I’m hoping someone out there can help with this information requested by a reader:

In the late summer or autumn of 2006, the Daily Herald ran a very informative series of 3 articles on the subject of restructuring long-term debt, with a focus on local schools. The article mentioned how a school might do this to save money in the short term by lowering payments– for instance, they might take a 10 million-dollar debt originally financed over 10 years and stretch it out to 15 million over 20 years. The lenders for such debts, who will make more money in the long run, will give the borrower a bonus for agreeing to such a contract. District 211 participated in such a re-finance.

This matters a lot. This practice is actually illegal in about a dozen states (not ours) because basically, a debt is financed (on the taxpayers) at an agreed amount, and then this re-finance is NOT what taxpayers originally agreed to and actually costs MORE in the long run. Plus, the district may have entered this agreement under the worst possible terms, similar to going on an ARM when you buy a house.

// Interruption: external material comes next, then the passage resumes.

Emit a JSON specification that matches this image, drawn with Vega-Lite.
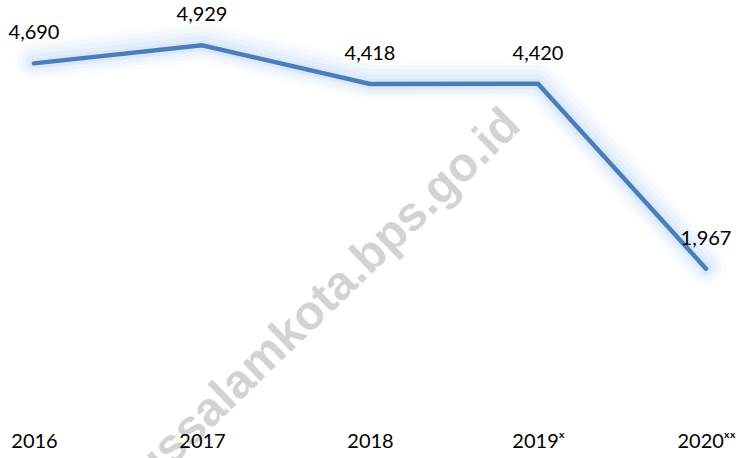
{
  "$schema": "https://vega.github.io/schema/vega-lite/v6.json",
  "width": 736,
  "height": 377,
  "autosize": "none",
  "padding": {"left": 0, "top": 40, "right": 0, "bottom": 41},
  "background": "white",
  "config": {"view": {"stroke": null}, "font": "Lato"},
  "data": {
    "values": [
      {"year": 2016, "value": 4690},
      {"year": 2017, "value": 4929},
      {"year": 2018, "value": 4418},
      {"year": 2019, "value": 4420},
      {"year": 2020, "value": 1967}
    ]
  },
  "encoding": {
    "x": {
      "field": "year",
      "type": "quantitative",
      "scale": {"domain": [2015.7976, 2020.1786], "nice": false, "zero": false},
      "axis": {
        "title": null,
        "domain": false,
        "ticks": false,
        "grid": false,
        "zindex": 1,
        "values": [2016, 2017, 2018, 2019, 2020],
        "labelAngle": 0,
        "labelFont": "Lato",
        "labelFontSize": 20,
        "labelColor": "#000000",
        "labelPadding": 14,
        "labelFlush": false,
        "labelOverlap": false,
        "labelExpr": "datum.value == 2019 ? '2019ˣ' : datum.value == 2020 ? '2020ˣˣ' : '' + datum.value"
      }
    },
    "y": {
      "field": "value",
      "type": "quantitative",
      "scale": {"domain": [0, 5000], "nice": false, "zero": true},
      "axis": null
    }
  },
  "resolve": {"scale": {"y": "independent"}},
  "layer": [
    {
      "mark": {"type": "line", "color": "#b8d4f2", "strokeWidth": 40, "opacity": 0.07, "strokeCap": "round", "strokeJoin": "round"},
      "encoding": {"y": {"field": "value", "type": "quantitative", "scale": {"domain": [-40, 4960], "nice": false, "zero": false}, "axis": null}}
    },
    {
      "mark": {"type": "line", "color": "#b8d4f2", "strokeWidth": 32, "opacity": 0.09, "strokeCap": "round", "strokeJoin": "round"},
      "encoding": {"y": {"field": "value", "type": "quantitative", "scale": {"domain": [-40, 4960], "nice": false, "zero": false}, "axis": null}}
    },
    {
      "mark": {"type": "line", "color": "#b8d4f2", "strokeWidth": 24, "opacity": 0.11, "strokeCap": "round", "strokeJoin": "round"},
      "encoding": {"y": {"field": "value", "type": "quantitative", "scale": {"domain": [-30, 4970], "nice": false, "zero": false}, "axis": null}}
    },
    {
      "mark": {"type": "line", "color": "#b8d4f2", "strokeWidth": 16, "opacity": 0.15, "strokeCap": "round", "strokeJoin": "round"},
      "encoding": {"y": {"field": "value", "type": "quantitative", "scale": {"domain": [-20, 4980], "nice": false, "zero": false}, "axis": null}}
    },
    {
      "mark": {"type": "line", "color": "#b8d4f2", "strokeWidth": 10, "opacity": 0.2, "strokeCap": "round", "strokeJoin": "round"}
    },
    {
      "data": {"values": [{"site": "subulussalamkota.bps.go.id", "px": 2017.47, "py": 994}]},
      "mark": {"type": "text", "angle": 316, "fontSize": 48, "fontWeight": "bold", "font": "Liberation Sans", "color": "#d3d3d3", "align": "center", "baseline": "middle"},
      "encoding": {
        "x": {"field": "px", "type": "quantitative"},
        "y": {"field": "py", "type": "quantitative", "scale": {"domain": [0, 5000], "nice": false, "zero": true}, "axis": null},
        "text": {"field": "site"}
      }
    },
    {"mark": {"type": "line", "color": "#4a7ebb", "strokeWidth": 4.5, "strokeCap": "round", "strokeJoin": "miter"}},
    {
      "mark": {"type": "text", "font": "Lato", "fontSize": 20, "color": "#000000", "baseline": "middle", "align": "center", "dy": -30},
      "encoding": {"text": {"field": "value", "type": "quantitative", "format": ","}}
    }
  ]
}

I’m sending a link to this to Bill Lloyd, the school board member who actually communicates with his constituents.What the reader is saying is that apparently, District 211 re-negotiated the terms of one or more long-term debts to spread the payments out over more years. The voters agreed to the debt, but did not agree to the re-negotiated payment terms.

If I understand the question correctly, this would be like if you and your spouse agreed to take on a $200,000 mortgage on your house to be re-paid over 15 years. One day you find out that your spouse has re-negotiated the terms of the loan, turning it into a 30-year loan. The monthly payments will be lower but you’ll end up paying a lot more in the long run. The lender gave your spouse a bonus to do that (the lender will make more money from the 30 year loan than from the 15 year loan) which your spouse promptly spent on a new boat.

The questions are: When we approve a bond issue at the polls, do we also vote on the repayment terms? (Sorry for my ignorance.)

If we do vote on the repayment terms (such as approving a debt to be repaid over 10 years) and not just on the amount of the debt, it appears that our District 211 board, in Illinois but not in some other states, is legally allowed to re-structure the repayment terms later on, and that they did so.